Music festivals have evolved since the 1960s psychedelic wig-outs. Nowadays, there’s a festival for all kinds of music fans, even those who have avoided most of the annual mud-fests until now because they aren’t into rock or would rather enjoy dancing to disco. Beyond the traditional festivals in the UK and Europe, there are some wonderful events throughout the world from Japan’s Fuji Rock (according to Fuji Rock, it’s the world’s cleanest festival) to California’s Coachella. But for now, let’s stick to the best festivals in the UK.
Field Day (London, UK)
After trialling a one-day format for a year, the festival has reverted back to a two-day event. With an ironic tattoo and hipster beard, the coolness that surrounds this event continues. It’s a wonderful place to get drunk in the day, line your stomach with craft beer, and feast on vegan food from the Village Green.
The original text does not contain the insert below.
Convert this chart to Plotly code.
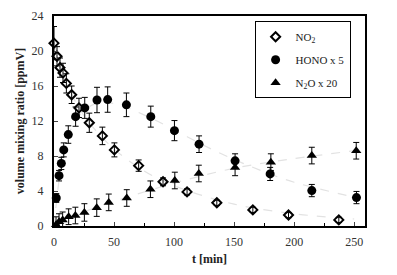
import plotly.graph_objects as go

# NO2
no2_t = [0, 2.5, 5, 7.5, 10.3, 14.7, 20.8, 29.4, 40.3, 50.3, 70.5, 90.8, 110.8, 135.6, 165.6, 195.3, 237.2]
no2_v = [20.9, 19.4, 18.1, 17.5, 16.3, 15.0, 13.5, 11.8, 10.3, 8.7, 6.9, 5.05, 3.9, 2.65, 1.84, 1.25, 0.7]
no2_e = [1.9, 1.1, 1.1, 1.1, 1.1, 1.0, 1.1, 1.1, 1.0, 0.8, 0.65, 0.45, 0.35, 0.3, 0.3, 0.3, 0.3]

# HONO x 5
hono_t = [1.9, 4.2, 6.1, 8.1, 11.9, 18.0, 25.6, 35.8, 44.7, 60.3, 80.6, 100.3, 120.8, 150.8, 180.0, 214.7, 251.9]
hono_v = [3.2, 5.75, 7.15, 8.7, 10.45, 12.5, 13.5, 14.4, 14.45, 13.85, 12.5, 10.9, 9.35, 7.45, 5.95, 4.05, 3.25]
hono_e = [0.5, 0.6, 0.7, 0.8, 1.0, 1.1, 1.2, 1.45, 1.45, 1.35, 1.2, 1.15, 0.95, 0.8, 0.75, 0.7, 0.7]

# N2O x 20
n2o_t = [1.7, 4.2, 7.2, 12.2, 17.8, 25.3, 35.6, 45.6, 60.6, 80.3, 100.6, 120.6, 150.8, 180.6, 214.7, 251.7]
n2o_v = [0.15, 0.5, 0.7, 1.06, 1.2, 1.55, 2.1, 2.7, 3.2, 4.2, 5.2, 6.0, 6.7, 7.3, 8.05, 8.6]
n2o_e = [0.9, 0.9, 0.9, 0.9, 0.95, 1.0, 1.0, 0.95, 0.95, 0.95, 0.95, 0.95, 0.95, 0.95, 0.95, 0.95]

# faint fit curves
fit_no2_t = [0, 10, 20, 30, 50, 75, 100, 150, 200, 250]
fit_no2_v = [21, 16.5, 13.7, 11.7, 8.8, 6.3, 4.6, 2.5, 1.4, 0.8]
fit_hono_t = [0, 5, 10, 20, 35, 50, 75, 100, 125, 150, 175, 200, 250]
fit_hono_v = [0, 6, 9.5, 12.5, 14, 14, 12.7, 11, 9.2, 7.6, 6.2, 5, 3.3]
fit_n2o_t = [0, 25, 50, 100, 150, 200, 250]
fit_n2o_v = [0, 1.6, 2.8, 4.9, 6.6, 7.7, 8.6]

FONT = "Liberation Serif"
fig = go.Figure()

for ft, fv in [(fit_no2_t, fit_no2_v), (fit_hono_t, fit_hono_v), (fit_n2o_t, fit_n2o_v)]:
    fig.add_trace(go.Scatter(x=ft, y=fv, mode="lines", line=dict(color="#e2e2e2", width=1.2, dash="dash", shape="spline"),
                             showlegend=False, hoverinfo="skip"))

def add(t, v, e, name, sym, size, grp):
    fig.add_trace(go.Scatter(
        x=t, y=v, mode="markers", name=name, cliponaxis=False, legendgroup=grp,
        marker=dict(symbol=sym, size=size, color="black", line=dict(color="black", width=2 if "open" in sym else 0)),
        error_y=dict(type="data", array=e, color="black", thickness=1, width=3),
    ))

add(no2_t, no2_v, no2_e, "NO<sub>2</sub>", "diamond-open", 7, "a")
add(hono_t, hono_v, hono_e, "HONO x 5", "circle", 9, "b")
add(n2o_t, n2o_v, n2o_e, "N<sub>2</sub>O x 20", "triangle-up", 9, "c")

fig.update_layout(
    width=397, height=275,
    margin=dict(l=54, r=32, t=9, b=49),
    paper_bgcolor="white", plot_bgcolor="white",
    font=dict(family=FONT, size=12, color="#333"),
    legend=dict(x=0.645, y=0.975, xanchor="left", yanchor="top",
                bordercolor="black", borderwidth=1, bgcolor="white",
                font=dict(family=FONT, size=11, color="#222"),
                itemwidth=30, tracegroupgap=4),
    xaxis=dict(range=[0, 259], tickvals=[0, 50, 100, 150, 200, 250], ticks="inside", ticklen=4,
               showline=True, linewidth=2, linecolor="black", mirror=True, showgrid=False, zeroline=False,
               minor=dict(dtick=25, ticks="inside", ticklen=3, tickcolor="black"),
               title=dict(text="<b>t [min]</b>", font=dict(family=FONT, size=12, color="#222"), standoff=6),
               ticklabelstandoff=4),
    yaxis=dict(range=[0, 24], tickvals=[0, 4, 8, 12, 16, 20, 24], ticks="inside", ticklen=4,
               showline=True, linewidth=2, linecolor="black", mirror=True, showgrid=False, zeroline=False,
               title=dict(text="<b>volume mixing ratio [ppmV]</b>", font=dict(family=FONT, size=12, color="#222"), standoff=4),
               ticklabelstandoff=6),
)

fig.write_html("out.html")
There’s also some music cred, too. It’s curated to include a mix of genres, such as smart rap, alt R&B, shoegaze, edgy guitar music, and it even throws in some revered DJs. All this music can be seen at The Barn, one of the UK’s best festival stages, a cutting-edge hangar with one amazing lighting rig.
Glastonbury (Somerset, UK)
In British summertime, when it isn’t a “fallow year” designed to give locals a break, the No. 1 of Uk music festivals employs a large part of Somerset for hippies, healing, mischief, music, and large quantities of cider. It’s difficult to explain just how vast this festival is, with boatloads of activity happening away from the arena, in addition to an uber-impressive musical line-up featuring rock, reggae, pop, folk, techno, and dubstep.
There’s boundless energy no matter where you turn, with anarchic stages and cabaret tents scattered around the fields and woods away from the Pyramid-stage hordes. When it comes to sheer scale, it’s hard to beat Glastonbury. It remains the Mecca of music festivals for hedonists, where British pop culture comes together to converge. By day four, that convergence is typically found in the form of a muddy heap on the grass.
Latitude (Suffolk, UK)
This Suffolk-based festival provides a perfectly chilled weekend away, featuring an adventurous lineup of pop and alternative rock. It’s family-friendly with a music programme that creatively combines theatre, dance, spoken word, poetry, and comedy. DJs lurk in the woods to provide some late night partying, the colourful sheep make their way around the fields, and there’s an opportunity to enjoy the refreshing local ale.
Having started in 2006, Latitude quickly made a name for itself as the genteel and introverted young cousin of Glastonbury. Situated in a lakeside idyll close to the sleepy town of Southwold, Latitude’s success resulted in a number of mini-me boutique festivals that opened up all over the UK in the past decade. While many have died away, however, Latitude has managed to endure. The only downside is that it’s hard to reach, with the only means to get there by Suffolk cow.